Rent status on new contracts in other emirates

* In Abu Dhabi, the tenancy laws do not include a rent-freeze provision. But a 5% annual rental cap was reintroduced, which allows landlords to increase the rent within the price cap.

* In Sharjah, the rent cannot be increased for first three years of tenancy contract. On completion of the three-year period, the landlord is permitted to increase the rent every two years.

* As for Fujairah, the relevant law reduces the annual rent increases to a maximum of 5 per cent.

* In Ras Al Khaimah, a law regulating landlord-tenant relationships is yet to be established. Thus, the UAE Civil Transactions Law No. 5 of 1985 shall apply to lease contracts in the emirate.

Credit: The Legal Group

‘Managed’ increase

At the Downtown and Dubai Marina, for newly vacated apartments, especially three-bedroom options, landlords are certainly starting to ask for more. Again, much depends on what will happen in the coming weeks when tenants take that final decision to stay on or move. (This summer should see more than the usual activity because a sizeable number of residents are unlikely to travel, and could be using the monies saved for a residency switch.)

We have seen a steady shift from one-year upfront rental payments to multiple cheques.

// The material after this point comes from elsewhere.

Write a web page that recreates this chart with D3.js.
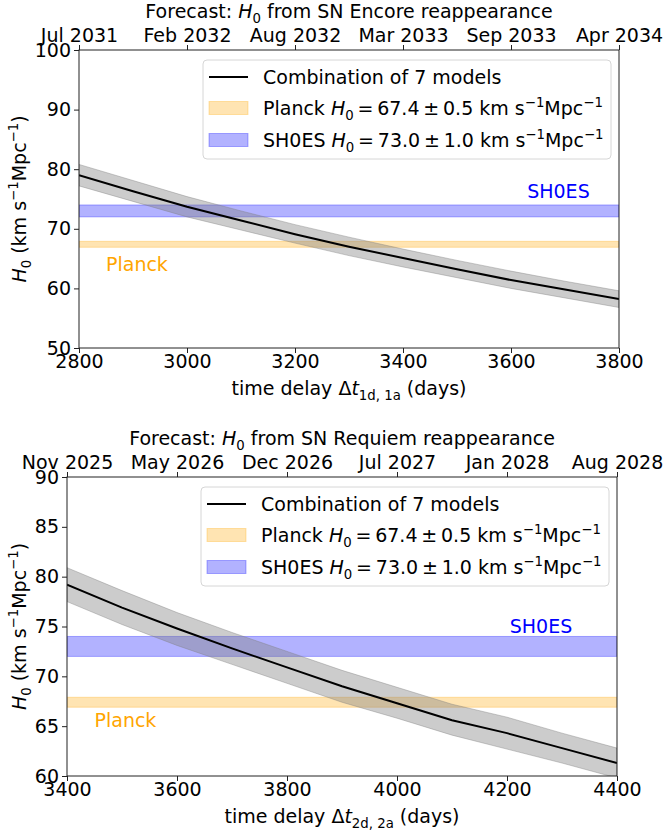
<!DOCTYPE html>
<html>
<head>
<meta charset="utf-8">
<script src="https://cdn.jsdelivr.net/npm/d3@7"></script>
<style>
  body { margin: 0; background: #fff; }
  svg { display: block; font-family: "DejaVu Sans", sans-serif; }
</style>
</head>
<body>
<svg width="666" height="834"></svg>
<script>
// --- data ---
var encoreDays  = [2800, 2900, 3000, 3100, 3200, 3300, 3400, 3500, 3600, 3700, 3800];
var encoreH0    = [79.0, 76.3, 73.7, 71.4, 69.1, 67.0, 65.1, 63.2, 61.4, 59.8, 58.2];
var encoreHi    = [80.8, 78.1, 75.4, 73.0, 70.7, 68.6, 66.6, 64.7, 62.9, 61.2, 59.6];
var encoreLo    = [77.2, 74.6, 72.0, 69.8, 67.6, 65.5, 63.6, 61.8, 60.0, 58.4, 56.8];
var encoreDates = ["Jul 2031", "Feb 2032", "Aug 2032", "Mar 2033", "Sep 2033", "Apr 2034"];

var requiemDays  = [3400, 3500, 3600, 3700, 3800, 3900, 4000, 4100, 4200, 4300, 4400];
var requiemH0    = [79.2, 76.9, 74.8, 72.8, 70.9, 69.0, 67.3, 65.6, 64.3, 62.8, 61.3];
var requiemHi    = [80.9, 78.6, 76.4, 74.4, 72.5, 70.6, 68.9, 67.2, 65.9, 64.3, 62.8];
var requiemLo    = [77.5, 75.2, 73.1, 71.2, 69.3, 67.4, 65.8, 64.1, 62.7, 61.3, 59.8];
var requiemDates = ["Nov 2025", "May 2026", "Dec 2026", "Jul 2027", "Jan 2028", "Aug 2028"];

var planckH0 = 67.4, planckErr = 0.5;
var shoesH0 = 73.0, shoesErr = 1.0;

var svg = d3.select("svg"),
    fs = 19;

// text with italic / sub / superscript pieces
function rich(t, parts) {
  var shift = 0;
  parts.forEach(function(p) {
    var target = p.sub ? fs * 0.26 : p.sup ? -fs * 0.4 : 0;
    var ts = t.append("tspan").attr("dy", target - shift).text(p.t);
    shift = target;
    if (p.sub || p.sup) ts.attr("font-size", fs * 0.7);
    if (p.i) ts.attr("font-style", "italic");
  });
  return t;
}

var unitParts = [{t: " km s"}, {t: "\u22121", sup: true}, {t: "Mpc"}, {t: "\u22121", sup: true}];

function drawPanel(cfg) {
  var x = d3.scaleLinear().domain([cfg.days[0], cfg.days[cfg.days.length - 1]]).range([cfg.left, cfg.right]),
      y = d3.scaleLinear().domain(cfg.ydom).range([cfg.bottom, cfg.top]);

  var g = svg.append("g");
  var clipId = "clip" + cfg.id;
  g.append("clipPath").attr("id", clipId).append("rect")
      .attr("x", cfg.left).attr("y", cfg.top)
      .attr("width", cfg.right - cfg.left).attr("height", cfg.bottom - cfg.top);

  var plot = g.append("g").attr("clip-path", "url(#" + clipId + ")");
  var xd = x.domain();

  // reference bands
  [[planckH0, planckErr, "orange"], [shoesH0, shoesErr, "blue"]].forEach(function(b) {
    plot.append("rect")
        .attr("x", x(xd[0])).attr("width", x(xd[1]) - x(xd[0]))
        .attr("y", y(b[0] + b[1])).attr("height", y(b[0] - b[1]) - y(b[0] + b[1]))
        .attr("fill", b[2]).attr("fill-opacity", 0.3)
        .attr("stroke", b[2]).attr("stroke-opacity", 0.3).attr("stroke-width", 1);
  });

  var pts = cfg.days.map(function(d, i) { return {d: d, m: cfg.h0[i], hi: cfg.hi[i], lo: cfg.lo[i]}; });

  plot.append("path").datum(pts)
      .attr("d", d3.area().x(function(p) { return x(p.d); })
          .y0(function(p) { return y(p.lo); }).y1(function(p) { return y(p.hi); }))
      .attr("fill", "gray").attr("fill-opacity", 0.4)
      .attr("stroke", "gray").attr("stroke-opacity", 0.4).attr("stroke-width", 1);

  plot.append("path").datum(pts)
      .attr("d", d3.line().x(function(p) { return x(p.d); }).y(function(p) { return y(p.m); }))
      .attr("fill", "none").attr("stroke", "black").attr("stroke-width", 2);

  // band labels
  g.append("text").attr("x", x(cfg.shoesAt[0])).attr("y", y(cfg.shoesAt[1]))
      .attr("font-size", fs).attr("fill", "blue").text("SH0ES");
  g.append("text").attr("x", x(cfg.planckAt[0])).attr("y", y(cfg.planckAt[1]))
      .attr("font-size", fs).attr("fill", "orange").text("Planck");

  // frame
  g.append("rect").attr("x", cfg.left).attr("y", cfg.top)
      .attr("width", cfg.right - cfg.left).attr("height", cfg.bottom - cfg.top)
      .attr("fill", "none").attr("stroke", "#222").attr("stroke-width", 1);

  // axes
  var tickVals = d3.range(xd[0], xd[1] + 1, 200);
  var xAxis = g.append("g").attr("transform", "translate(0," + cfg.bottom + ")")
      .call(d3.axisBottom(x).tickValues(tickVals).tickSize(5).tickPadding(2).tickFormat(d3.format("d")));
  var topAxis = g.append("g").attr("transform", "translate(0," + cfg.top + ")")
      .call(d3.axisTop(x).tickValues(tickVals).tickSize(5).tickPadding(3)
          .tickFormat(function(d, i) { return cfg.dates[i]; }));
  var yAxis = g.append("g").attr("transform", "translate(" + cfg.left + ",0)")
      .call(d3.axisLeft(y).tickValues(d3.range(cfg.ydom[0], cfg.ydom[1] + 1, cfg.ystep)).tickSize(5).tickPadding(3));

  [xAxis, topAxis, yAxis].forEach(function(a) {
    a.select(".domain").remove();
    a.selectAll("line").attr("stroke", "#222");
    a.selectAll("text").attr("font-size", fs).attr("font-family", "DejaVu Sans").attr("fill", "#000");
  });

  // titles
  var cx = (cfg.left + cfg.right) / 2;
  rich(g.append("text").attr("x", cx).attr("y", cfg.top - 32).attr("text-anchor", "middle").attr("font-size", fs),
      [{t: "Forecast: "}, {t: "H", i: true}, {t: "0", sub: true}, {t: " from SN " + cfg.name + " reappearance"}]);

  rich(g.append("text").attr("x", cx).attr("y", cfg.bottom + 47).attr("text-anchor", "middle").attr("font-size", fs),
      [{t: "time delay \u0394"}, {t: "t", i: true}, {t: cfg.sub, sub: true}, {t: " (days)"}]);

  var cy = (cfg.top + cfg.bottom) / 2;
  rich(g.append("text").attr("transform", "translate(26," + cy + ") rotate(-90)")
      .attr("text-anchor", "middle").attr("font-size", fs),
      [{t: "H", i: true}, {t: "0", sub: true}, {t: " (km s"}, {t: "\u22121", sup: true}, {t: "Mpc"}, {t: "\u22121", sup: true}, {t: ")"}]);

  // legend
  var lx = cfg.right - 416, ly = cfg.top + 10;
  var lg = g.append("g");
  lg.append("rect").attr("x", lx).attr("y", ly).attr("width", 408).attr("height", 99)
      .attr("rx", 4).attr("fill", "white").attr("fill-opacity", 0.8)
      .attr("stroke", "#d6d6d6").attr("stroke-width", 1);
  var rows = [ly + 17, ly + 48, ly + 80];
  lg.append("line").attr("x1", lx + 6).attr("x2", lx + 45).attr("y1", rows[0]).attr("y2", rows[0])
      .attr("stroke", "black").attr("stroke-width", 2);
  [["orange", rows[1]], ["blue", rows[2]]].forEach(function(p) {
    lg.append("rect").attr("x", lx + 6).attr("y", p[1] - 6.5).attr("width", 39).attr("height", 13)
        .attr("fill", p[0]).attr("fill-opacity", 0.3)
        .attr("stroke", p[0]).attr("stroke-opacity", 0.3);
  });
  lg.append("text").attr("x", lx + 60).attr("y", rows[0] + 7).attr("font-size", fs).text("Combination of 7 models");
  rich(lg.append("text").attr("x", lx + 60).attr("y", rows[1] + 7).attr("font-size", fs),
      [{t: "Planck "}, {t: "H", i: true}, {t: "0", sub: true}, {t: "\u2009=\u200967.4\u2009\u00b1\u20090.5"}].concat(unitParts));
  rich(lg.append("text").attr("x", lx + 60).attr("y", rows[2] + 7).attr("font-size", fs),
      [{t: "SH0ES "}, {t: "H", i: true}, {t: "0", sub: true}, {t: "\u2009=\u200973.0\u2009\u00b1\u20091.0"}].concat(unitParts));
}

drawPanel({
  id: "a", name: "Encore", sub: "1d, 1a",
  days: encoreDays, h0: encoreH0, hi: encoreHi, lo: encoreLo, dates: encoreDates,
  ydom: [50, 100], ystep: 10,
  left: 79, right: 619, top: 50, bottom: 348,
  shoesAt: [3630, 75.2], planckAt: [2850, 63.0]
});

drawPanel({
  id: "b", name: "Requiem", sub: "2d, 2a",
  days: requiemDays, h0: requiemH0, hi: requiemHi, lo: requiemLo, dates: requiemDates,
  ydom: [60, 90], ystep: 5,
  left: 67, right: 617, top: 477, bottom: 776,
  shoesAt: [4205, 74.3], planckAt: [3450, 64.9]
});
</script>
</body>
</html>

In addition to providing liquidity and flexibility to tenants to spread their cash outflows through the year, monthly check payments are largely the norm in most mature markets.

– Prathyusha Gurrapu at Core

What does the new Law change?

The new law applies only to new rental contracts and comes at a time when another 30,000 plus new homes will be delivered and many of them will be added to Dubai’s rental market. “This [three-year freeze] will contribute greatly towards family stability, as the tenant will be aware of the rental expenses that he/she would incur at the time of entering into a tenancy contract and arrange affairs accordingly,” said Esraa Rhibani, Litigation Associate at the law firm TLG. “The tenant would not have to face unexpected rental increases by the landlord and would not have to frequently go through the hassle of renting a new apartment.”

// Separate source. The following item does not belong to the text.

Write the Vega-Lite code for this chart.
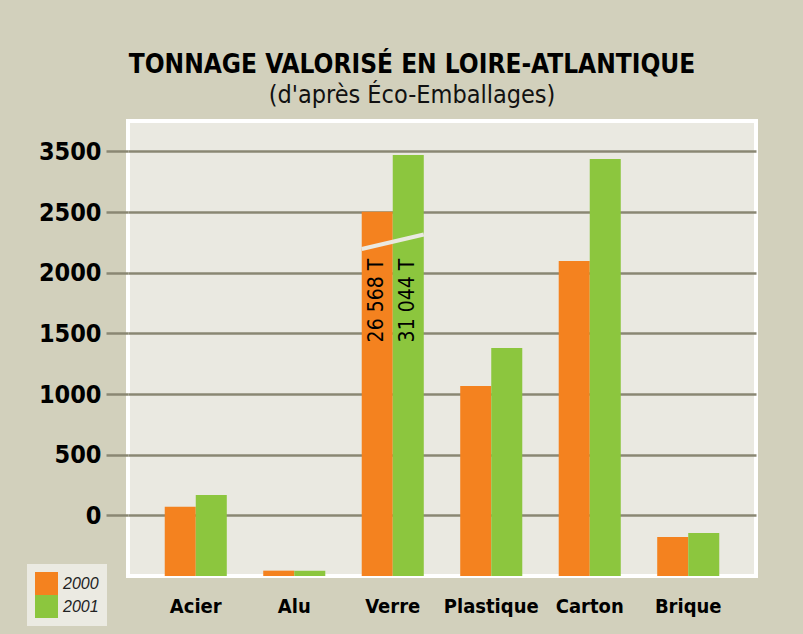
{
  "$schema": "https://vega.github.io/schema/vega-lite/v6.json",
  "width": 628,
  "height": 455,
  "autosize": {"type": "none"},
  "padding": {"left": 128, "top": 121, "right": 47, "bottom": 58},
  "background": "#d2d0bc",
  "title": {
    "text": "TONNAGE VALORISÉ EN LOIRE-ATLANTIQUE",
    "subtitle": "(d'après Éco-Emballages)",
    "anchor": "middle",
    "dx": -30,
    "offset": 13,
    "font": "DejaVu Sans Condensed, sans-serif",
    "fontSize": 26,
    "fontWeight": "bold",
    "color": "#000000",
    "subtitleFont": "DejaVu Sans Condensed, sans-serif",
    "subtitleFontSize": 25,
    "subtitleFontWeight": "normal",
    "subtitleColor": "#111111",
    "subtitlePadding": 5
  },
  "config": {
    "view": {"fill": "#eae9e1", "stroke": "#ffffff", "strokeWidth": 4},
    "font": "DejaVu Sans Condensed, sans-serif"
  },
  "datasets": {
    "bars": [
      {"category": "Acier", "year": "2000", "value": 571, "label": null},
      {"category": "Acier", "year": "2001", "value": 668, "label": null},
      {"category": "Alu", "year": "2000", "value": 44, "label": null},
      {"category": "Alu", "year": "2001", "value": 43, "label": null},
      {"category": "Verre", "year": "2000", "value": 3003, "label": "26 568 T"},
      {"category": "Verre", "year": "2001", "value": 3470, "label": "31 044 T"},
      {"category": "Plastique", "year": "2000", "value": 1566, "label": null},
      {"category": "Plastique", "year": "2001", "value": 1879, "label": null},
      {"category": "Carton", "year": "2000", "value": 2596, "label": null},
      {"category": "Carton", "year": "2001", "value": 3437, "label": null},
      {"category": "Brique", "year": "2000", "value": 321, "label": null},
      {"category": "Brique", "year": "2001", "value": 354, "label": null}
    ],
    "break": [
      {"category": "Verre", "from": 2695, "to": 2815}
    ]
  },
  "layer": [
    {
      "data": {"name": "bars"},
      "mark": {"type": "bar"},
      "encoding": {
        "x": {
          "field": "category",
          "type": "nominal",
          "sort": null,
          "title": null,
          "scale": {"domain": ["Acier", "Alu", "Verre", "Plastique", "Carton", "Brique"], "paddingInner": 0.37, "paddingOuter": 0.373},
          "axis": {
            "title": null,
            "domain": false,
            "ticks": false,
            "tickSize": 0,
            "grid": false,
            "labelAngle": 0,
            "labelPadding": 20,
            "labelFont": "DejaVu Sans Condensed, sans-serif",
            "labelFontSize": 20,
            "labelFontWeight": "bold",
            "labelColor": "#000000"
          }
        },
        "xOffset": {"field": "year", "type": "nominal"},
        "y": {
          "field": "value",
          "type": "quantitative",
          "title": null,
          "scale": {"domain": [0, 3750], "nice": false},
          "axis": {
            "title": null,
            "values": [500, 1000, 1500, 2000, 2500, 3000, 3500],
            "labelExpr": "datum.value == 3500 ? '3500' : format(datum.value - 500, 'd')",
            "grid": true,
            "gridColor": "#8a8773",
            "gridWidth": 2.5,
            "gridOpacity": 1,
            "tickColor": "#8a8773",
            "tickWidth": 2.5,
            "tickSize": 22,
            "domain": false,
            "labelPadding": 5,
            "labelFont": "DejaVu Sans Condensed, sans-serif",
            "labelFontSize": 25,
            "labelFontWeight": "bold",
            "labelColor": "#000000"
          }
        },
        "color": {
          "field": "year",
          "type": "nominal",
          "scale": {"domain": ["2000", "2001"], "range": ["#f4821f", "#8cc63e"]},
          "legend": {
            "title": null,
            "orient": "none",
            "legendX": -101,
            "legendY": 443,
            "symbolType": "square",
            "symbolSize": 529,
            "symbolStrokeWidth": 0,
            "symbolOpacity": 1,
            "rowPadding": 0,
            "labelFont": "Liberation Sans, sans-serif",
            "labelFontSize": 16,
            "labelFontStyle": "italic",
            "labelColor": "#222222",
            "labelOffset": 5,
            "padding": 8,
            "fillColor": "#ebeae2"
          }
        }
      }
    },
    {
      "data": {"name": "break"},
      "mark": {"type": "rule", "color": "#eae9e1", "strokeWidth": 4},
      "encoding": {
        "x": {"field": "category", "type": "nominal", "bandPosition": 0, "title": null},
        "x2": {"field": "category", "bandPosition": 1},
        "y": {"field": "from", "type": "quantitative", "title": null},
        "y2": {"field": "to"}
      }
    },
    {
      "data": {"name": "bars"},
      "transform": [{"filter": "datum.label != null"}],
      "mark": {
        "type": "text",
        "angle": 270,
        "align": "center",
        "baseline": "middle",
        "font": "DejaVu Sans Condensed, sans-serif",
        "fontSize": 21,
        "fontWeight": "normal",
        "color": "#000000"
      },
      "encoding": {
        "x": {"field": "category", "type": "nominal", "title": null},
        "xOffset": {"field": "year", "type": "nominal"},
        "y": {"datum": 2270, "title": null},
        "text": {"field": "label"}
      }
    }
  ]
}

As important as when the new Law comes into effect, landlords and tenants must keep an eye on whether the law will have a retroactive effect. That is, whether it applies to contracts already entered now or whether it applies only to new contracts drawn up after the Law is effected.

The new decree on the rental increase by the Dubai Emirate will balance the rights of both the lessee and the lessor

– Esraa Rhibani of TLG

“Currently, there is no provision on the specific number of years the parties are obligated to agree on for a rent freeze,” said Rhibani.

Dubai had in the past imposed temporary no-hike policies on new contracts, in particular during 2007-08 phase when rents had soared by 20-30 per cent within a short span. The new Law will thus be a breakthrough because it will be a permanent factor in all tenant-landlord transactions… at least for the first three years of a new contract.

So, when the new Law comes into effect is still the million-dollar question. Landlords are taking pre-emptive action by locking in new rental contracts at a rate they are comfortable with. At least those landlords who can demand more are doing so.

Equal rights for landlords

The new Rental Law will also empower landlords in managing their relationships with their tenants. While the mandatory 3-year rental freeze is the biggest change, landlords too will be vested with sufficient rights.

A landlord can, under the Law, file his complaint directly with an ‘execution judge’ rather than have to go through the Rental Disputes Centre or the lower courts first. He can do so “in case the tenant breaches his obligation to pay the rent,” said Esraa Rhibani of The Legal Group.

“This would greatly ease the process of rent collection for the landlord and reduce the time spent on obtaining a legal remedy.”